Prezzo di benzina e diesel in discesa in Italia, ma non basta
Perché il prezzo di benzina e carburanti sta scendendo ma non in maniera adeguata e a cosa rischiano di andare incontro i consumatori senza una regolarizzazione mirata

Negli ultimi mesi, il prezzo del petrolio ha subito una contrazione significativa, con un crollo delle quotazioni che in un mercato trasparente e realmente concorrenziale avrebbe dovuto tradursi in un sollievo concreto per gli automobilisti italiani.
Eppure, la discesa dei prezzi di benzina e gasolio è apparsa timida, lenta, quasi impercettibile se confrontata con l’entità della riduzione del greggio.
Il prezzo della benzina scende ma non abbastanza
Secondo i dati diffusi dal Codacons il 16 aprile 2025, il prezzo del WTI è passato dai 78 dollari al barile di metà gennaio agli attuali 60,5 dollari, mentre il Brent è sceso da 82 a 64 dollari nello stesso arco temporale.
Si tratta di una riduzione che sfiora il 22%, un dato tutt’altro che trascurabile in un’economia globalizzata in cui il petrolio rappresenta un indicatore sensibile e trasversale.
Eppure, come spesso accade nel mercato dei carburanti, la trasmissione di questo beneficio al consumatore finale è tutt’altro che lineare.
Il prezzo medio della benzina al self è sceso da 1,823 a 1,731 euro al litro (-5%), mentre il gasolio è calato da 1,726 a 1,628 euro al litro (-5,7%). Una riduzione modesta, soprattutto se paragonata al crollo del greggio.
Un mercato poco reattivo e con scarsa elasticità
Quello che stiamo osservando è il classico effetto forbice che affligge da anni il settore petrolifero italiano.
Cioè, quando il petrolio sale, i prezzi al distributore si adeguano rapidamente, quando invece scende la diminuzione dei listini è più cauta, dilazionata nel tempo, e spesso del tutto insufficiente. Una dinamica che tradisce un’asimmetria di fondo nel modo in cui opera la filiera della distribuzione dei carburanti.
Si tratta di fatto di una situazione che, come ha fatto notare il Codacons, anche tenendo conto del peso della fiscalità elevata sui carburanti in Italia — tra accise e Iva, che pesano per oltre il 55% sul prezzo finale — la quota residua (il prezzo industriale) avrebbe dovuto registrare un calo molto più marcato.

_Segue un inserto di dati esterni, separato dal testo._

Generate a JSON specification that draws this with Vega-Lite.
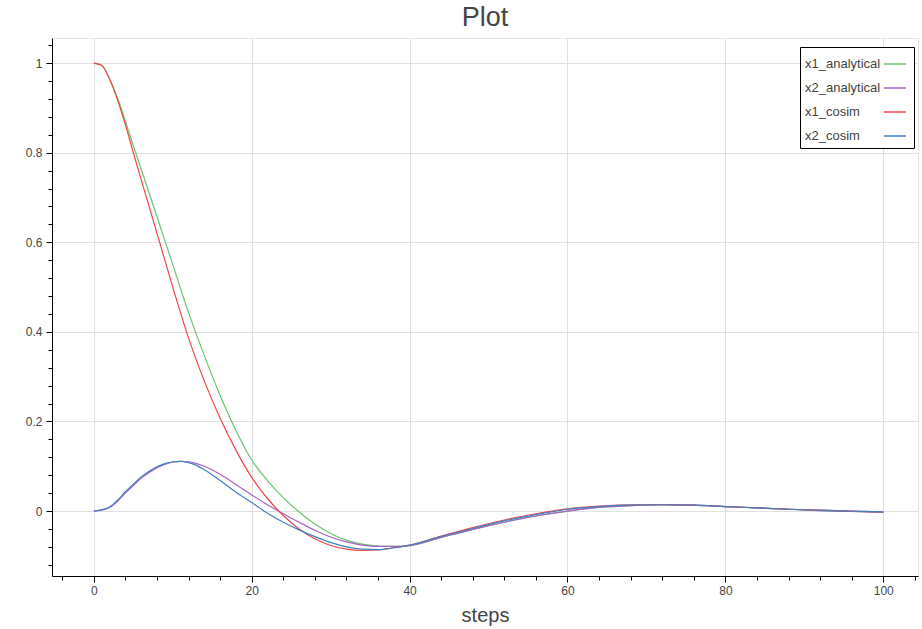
{
"$schema":"https://vega.github.io/schema/vega-lite/v6.json",
"width":866,"height":538,
"autosize":{"type":"none"},
"padding":{"left":52,"top":38,"right":4,"bottom":53},
"background":"white",
"title":{"text":"Plot","fontSize":27,"font":"Liberation Sans","fontWeight":"normal","color":"#444444","anchor":"middle","offset":6,"frame":"group"},
"config":{
 "view":{"stroke":"#e5e5e5"},
 "axis":{"domainColor":"#000000","tickColor":"#000000","labelColor":"#444444","labelFont":"Liberation Sans","labelFontSize":12,"gridColor":"#e0e0e0","gridWidth":1,"titleFont":"Liberation Sans","titleFontSize":20,"titleColor":"#444444","titleFontWeight":"normal"}
},
"data":{"values":[
{"s":"x1_analytical","t":0,"v":1.0},{"s":"x1_analytical","t":1,"v":0.995},{"s":"x1_analytical","t":2,"v":0.964},{"s":"x1_analytical","t":3,"v":0.922},{"s":"x1_analytical","t":4,"v":0.870},{"s":"x1_analytical","t":5,"v":0.816},{"s":"x1_analytical","t":6,"v":0.763},{"s":"x1_analytical","t":8,"v":0.657},{"s":"x1_analytical","t":10,"v":0.550},{"s":"x1_analytical","t":12,"v":0.443},{"s":"x1_analytical","t":14,"v":0.347},{"s":"x1_analytical","t":16,"v":0.258},{"s":"x1_analytical","t":18,"v":0.180},{"s":"x1_analytical","t":20,"v":0.114},{"s":"x1_analytical","t":22,"v":0.068},{"s":"x1_analytical","t":24,"v":0.030},{"s":"x1_analytical","t":26,"v":-0.002},{"s":"x1_analytical","t":28,"v":-0.029},{"s":"x1_analytical","t":30,"v":-0.050},{"s":"x1_analytical","t":32,"v":-0.065},{"s":"x1_analytical","t":34,"v":-0.074},{"s":"x1_analytical","t":36,"v":-0.078},{"s":"x1_analytical","t":38,"v":-0.079},{"s":"x1_analytical","t":40,"v":-0.077},{"s":"x1_analytical","t":44,"v":-0.059},{"s":"x1_analytical","t":48,"v":-0.041},{"s":"x1_analytical","t":52,"v":-0.025},{"s":"x1_analytical","t":56,"v":-0.011},{"s":"x1_analytical","t":60,"v":0.0},{"s":"x1_analytical","t":64,"v":0.008},{"s":"x1_analytical","t":68,"v":0.012},{"s":"x1_analytical","t":72,"v":0.014},{"s":"x1_analytical","t":76,"v":0.013},{"s":"x1_analytical","t":80,"v":0.010},{"s":"x1_analytical","t":84,"v":0.007},{"s":"x1_analytical","t":88,"v":0.004},{"s":"x1_analytical","t":92,"v":0.001},{"s":"x1_analytical","t":96,"v":-0.001},{"s":"x1_analytical","t":100,"v":-0.003},
{"s":"x2_analytical","t":0,"v":0.0},{"s":"x2_analytical","t":1,"v":0.002},{"s":"x2_analytical","t":2,"v":0.008},{"s":"x2_analytical","t":3,"v":0.022},{"s":"x2_analytical","t":4,"v":0.040},{"s":"x2_analytical","t":5,"v":0.057},{"s":"x2_analytical","t":6,"v":0.073},{"s":"x2_analytical","t":7,"v":0.086},{"s":"x2_analytical","t":8,"v":0.097},{"s":"x2_analytical","t":9,"v":0.104},{"s":"x2_analytical","t":10,"v":0.109},{"s":"x2_analytical","t":11,"v":0.111},{"s":"x2_analytical","t":12,"v":0.110},{"s":"x2_analytical","t":13,"v":0.106},{"s":"x2_analytical","t":14,"v":0.100},{"s":"x2_analytical","t":16,"v":0.082},{"s":"x2_analytical","t":18,"v":0.059},{"s":"x2_analytical","t":20,"v":0.036},{"s":"x2_analytical","t":22,"v":0.014},{"s":"x2_analytical","t":24,"v":-0.006},{"s":"x2_analytical","t":26,"v":-0.025},{"s":"x2_analytical","t":28,"v":-0.043},{"s":"x2_analytical","t":30,"v":-0.058},{"s":"x2_analytical","t":32,"v":-0.069},{"s":"x2_analytical","t":34,"v":-0.076},{"s":"x2_analytical","t":36,"v":-0.079},{"s":"x2_analytical","t":38,"v":-0.079},{"s":"x2_analytical","t":40,"v":-0.077},{"s":"x2_analytical","t":44,"v":-0.059},{"s":"x2_analytical","t":48,"v":-0.041},{"s":"x2_analytical","t":52,"v":-0.025},{"s":"x2_analytical","t":56,"v":-0.011},{"s":"x2_analytical","t":60,"v":0.0},{"s":"x2_analytical","t":64,"v":0.008},{"s":"x2_analytical","t":68,"v":0.012},{"s":"x2_analytical","t":72,"v":0.014},{"s":"x2_analytical","t":76,"v":0.013},{"s":"x2_analytical","t":80,"v":0.010},{"s":"x2_analytical","t":84,"v":0.007},{"s":"x2_analytical","t":88,"v":0.004},{"s":"x2_analytical","t":92,"v":0.001},{"s":"x2_analytical","t":96,"v":-0.001},{"s":"x2_analytical","t":100,"v":-0.003},
{"s":"x1_cosim","t":0,"v":1.0},{"s":"x1_cosim","t":1,"v":0.995},{"s":"x1_cosim","t":2,"v":0.964},{"s":"x1_cosim","t":3,"v":0.918},{"s":"x1_cosim","t":4,"v":0.862},{"s":"x1_cosim","t":5,"v":0.800},{"s":"x1_cosim","t":6,"v":0.740},{"s":"x1_cosim","t":8,"v":0.620},{"s":"x1_cosim","t":10,"v":0.500},{"s":"x1_cosim","t":12,"v":0.386},{"s":"x1_cosim","t":14,"v":0.290},{"s":"x1_cosim","t":16,"v":0.207},{"s":"x1_cosim","t":18,"v":0.136},{"s":"x1_cosim","t":20,"v":0.075},{"s":"x1_cosim","t":22,"v":0.028},{"s":"x1_cosim","t":24,"v":-0.010},{"s":"x1_cosim","t":26,"v":-0.040},{"s":"x1_cosim","t":28,"v":-0.062},{"s":"x1_cosim","t":30,"v":-0.077},{"s":"x1_cosim","t":32,"v":-0.085},{"s":"x1_cosim","t":34,"v":-0.088},{"s":"x1_cosim","t":36,"v":-0.087},{"s":"x1_cosim","t":38,"v":-0.082},{"s":"x1_cosim","t":40,"v":-0.076},{"s":"x1_cosim","t":44,"v":-0.056},{"s":"x1_cosim","t":48,"v":-0.037},{"s":"x1_cosim","t":52,"v":-0.020},{"s":"x1_cosim","t":56,"v":-0.006},{"s":"x1_cosim","t":60,"v":0.005},{"s":"x1_cosim","t":64,"v":0.011},{"s":"x1_cosim","t":68,"v":0.014},{"s":"x1_cosim","t":72,"v":0.014},{"s":"x1_cosim","t":76,"v":0.013},{"s":"x1_cosim","t":80,"v":0.010},{"s":"x1_cosim","t":84,"v":0.007},{"s":"x1_cosim","t":88,"v":0.004},{"s":"x1_cosim","t":92,"v":0.002},{"s":"x1_cosim","t":96,"v":0.0},{"s":"x1_cosim","t":100,"v":-0.002},
{"s":"x2_cosim","t":0,"v":0.0},{"s":"x2_cosim","t":1,"v":0.003},{"s":"x2_cosim","t":2,"v":0.009},{"s":"x2_cosim","t":3,"v":0.024},{"s":"x2_cosim","t":4,"v":0.043},{"s":"x2_cosim","t":5,"v":0.060},{"s":"x2_cosim","t":6,"v":0.076},{"s":"x2_cosim","t":7,"v":0.089},{"s":"x2_cosim","t":8,"v":0.099},{"s":"x2_cosim","t":9,"v":0.106},{"s":"x2_cosim","t":10,"v":0.110},{"s":"x2_cosim","t":11,"v":0.111},{"s":"x2_cosim","t":12,"v":0.108},{"s":"x2_cosim","t":13,"v":0.102},{"s":"x2_cosim","t":14,"v":0.092},{"s":"x2_cosim","t":16,"v":0.068},{"s":"x2_cosim","t":18,"v":0.042},{"s":"x2_cosim","t":20,"v":0.019},{"s":"x2_cosim","t":22,"v":-0.005},{"s":"x2_cosim","t":24,"v":-0.025},{"s":"x2_cosim","t":26,"v":-0.042},{"s":"x2_cosim","t":28,"v":-0.057},{"s":"x2_cosim","t":30,"v":-0.070},{"s":"x2_cosim","t":32,"v":-0.080},{"s":"x2_cosim","t":34,"v":-0.085},{"s":"x2_cosim","t":36,"v":-0.086},{"s":"x2_cosim","t":38,"v":-0.082},{"s":"x2_cosim","t":40,"v":-0.076},{"s":"x2_cosim","t":44,"v":-0.057},{"s":"x2_cosim","t":48,"v":-0.039},{"s":"x2_cosim","t":52,"v":-0.022},{"s":"x2_cosim","t":56,"v":-0.008},{"s":"x2_cosim","t":60,"v":0.004},{"s":"x2_cosim","t":64,"v":0.010},{"s":"x2_cosim","t":68,"v":0.013},{"s":"x2_cosim","t":72,"v":0.014},{"s":"x2_cosim","t":76,"v":0.013},{"s":"x2_cosim","t":80,"v":0.010},{"s":"x2_cosim","t":84,"v":0.007},{"s":"x2_cosim","t":88,"v":0.004},{"s":"x2_cosim","t":92,"v":0.002},{"s":"x2_cosim","t":96,"v":0.0},{"s":"x2_cosim","t":100,"v":-0.002}
]},
"layer":[
 {"mark":{"type":"line","strokeWidth":1.2,"interpolate":"monotone"},
  "encoding":{
   "x":{"field":"t","type":"quantitative","scale":{"domain":[-5.3,104.4],"nice":false,"zero":false},
        "axis":{"title":"steps","values":[0,20,40,60,80,100],"format":"d","grid":true,"tickSize":6,"labelPadding":3,"titlePadding":9}},
   "y":{"field":"v","type":"quantitative","scale":{"domain":[-0.145,1.056],"nice":false,"zero":false},
        "axis":{"title":null,"values":[0,0.2,0.4,0.6,0.8,1],"format":"~g","grid":true,"tickSize":6,"labelPadding":4}},
   "color":{"field":"s","type":"nominal","sort":null,
     "scale":{"domain":["x1_analytical","x2_analytical","x1_cosim","x2_cosim"],"range":["#6cc46c","#a862c6","#ee4646","#3f82c4"]},
     "legend":{"orient":"none","legendX":748,"legendY":9,"title":null,"labelFont":"Liberation Sans","labelFontSize":13,"labelColor":"#444444","symbolType":"stroke","symbolSize":484,"symbolStrokeWidth":1.5,"symbolOffset":78,"labelOffset":-102,"labelAlign":"left","strokeColor":"#000000","fillColor":"#ffffff","padding":5,"rowPadding":5,"cornerRadius":0,"labelLimit":200}}
  }},
 {"mark":{"type":"line","opacity":0},
  "encoding":{
   "x":{"field":"t","type":"quantitative","axis":{"orient":"bottom","title":null,"values":[-4,4,8,12,16,24,28,32,36,44,48,52,56,64,68,72,76,84,88,92,96,104],"labels":false,"grid":false,"domain":false,"tickSize":4}},
   "y":{"field":"v","type":"quantitative","axis":{"orient":"left","title":null,"values":[-0.12,-0.08,-0.04,0.04,0.08,0.12,0.16,0.24,0.28,0.32,0.36,0.44,0.48,0.52,0.56,0.64,0.68,0.72,0.76,0.84,0.88,0.92,0.96,1.04],"labels":false,"grid":false,"domain":false,"tickSize":4}},
   "detail":{"field":"s"}
  }}
],
"resolve":{"axis":{"x":"independent","y":"independent"}}
}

Di fatto, i numeri denunciano una situazione evidente, ovvero: il mercato italiano dei carburanti soffre di una scarsa elasticità al ribasso. Gli operatori sembrano più solerti nell’adeguare i listini quando il petrolio sale, meno propensi quando cala. Questo comportamento, pur non illegale, solleva interrogativi etici ed economici sulla reale esistenza di una concorrenza tra i distributori.
In questo modo, con i prezzi dei carburanti che restano alti in modo sproporzionato e con il costo della mobilità che incide in modo diretto su tutta la catena, di fatto si sta alimentando un circolo vizioso che contribuisce a rallentare l’efficacia delle misure anti-inflazione.
Quali sono le soluzioni
Per far fronte a questa situazione gli esperti suggeriscono un monitoraggio più stringente da parte delle autorità di regolazione e tutela del consumatore.
Inoltre, sarebbe utile che l’Autorità garante della concorrenza e del mercato (Agcm) vigilasse non solo sugli accordi di cartello — oggi difficilmente dimostrabili — ma anche sulle modalità opache di formazione del prezzo, specie nei momenti di transizione come questo.
Allo stesso tempo, la trasparenza sui margini di guadagno della distribuzione e la pubblicazione quotidiana delle componenti di prezzo potrebbero restituire fiducia ai consumatori e mettere pressione sugli operatori per una maggiore equità.
Infine, sarebbe il momento di riprendere in mano il dossier delle accise temporanee divenute permanenti: una revisione strutturale del peso fiscale sui carburanti è necessaria per accompagnare la transizione energetica senza penalizzare chi ancora oggi non può fare a meno dell’auto.